From 2005 to October 2009, Japan launched preclearance facilities in Incheon International Airport and Taoyuan International Airport, which both have regular flights to Japan, in order to prevent terrorism attacks and illegal immigration. Examiners from the Japanese government enter the countries beforehand to pre-check the authenticity of passports and visas as well as identifications of the travelers. Japan plans to restart the system at Taoyuan International Airport in 2017 if negotiations go well.

According to Japanese media, more than 3.67 million Taiwanese tourists visited Japan in 2015. With a growth rate of 29.9%, Taiwan ranks third among Asian countries, following China and Korea.

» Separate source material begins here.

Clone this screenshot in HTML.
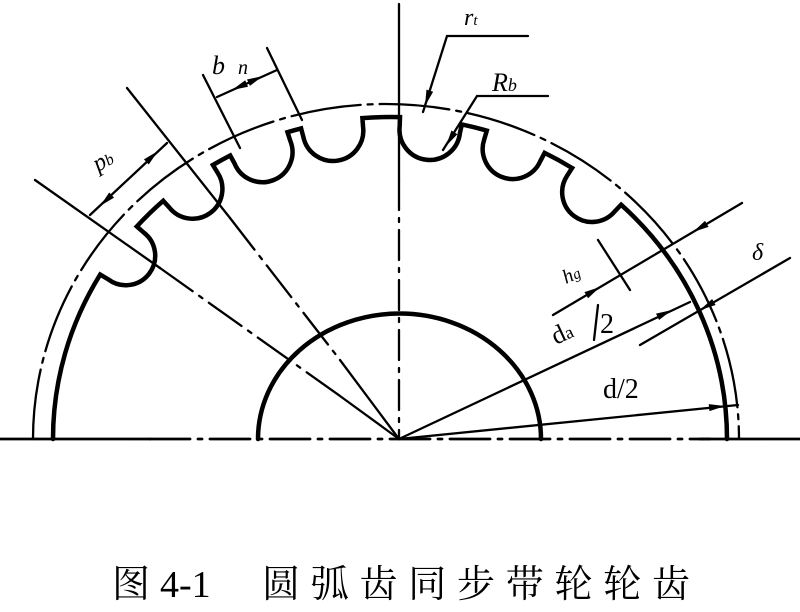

Currently, Taiwan enjoys visa free privileges to Japan, but still need to have their passports verified, fingerprints and photos taken at the gate. Once the preclearance facilities are opened, the Japanese government will assign examiners to Taiwan and have Taiwanese passengers checked before entering Japan’s territory. If a passenger has illegal immigration records, the person will receive notification that he or she is not allowed to board the plane. For regular passengers, they only need to show their passports upon arrival, which saves a lot of time.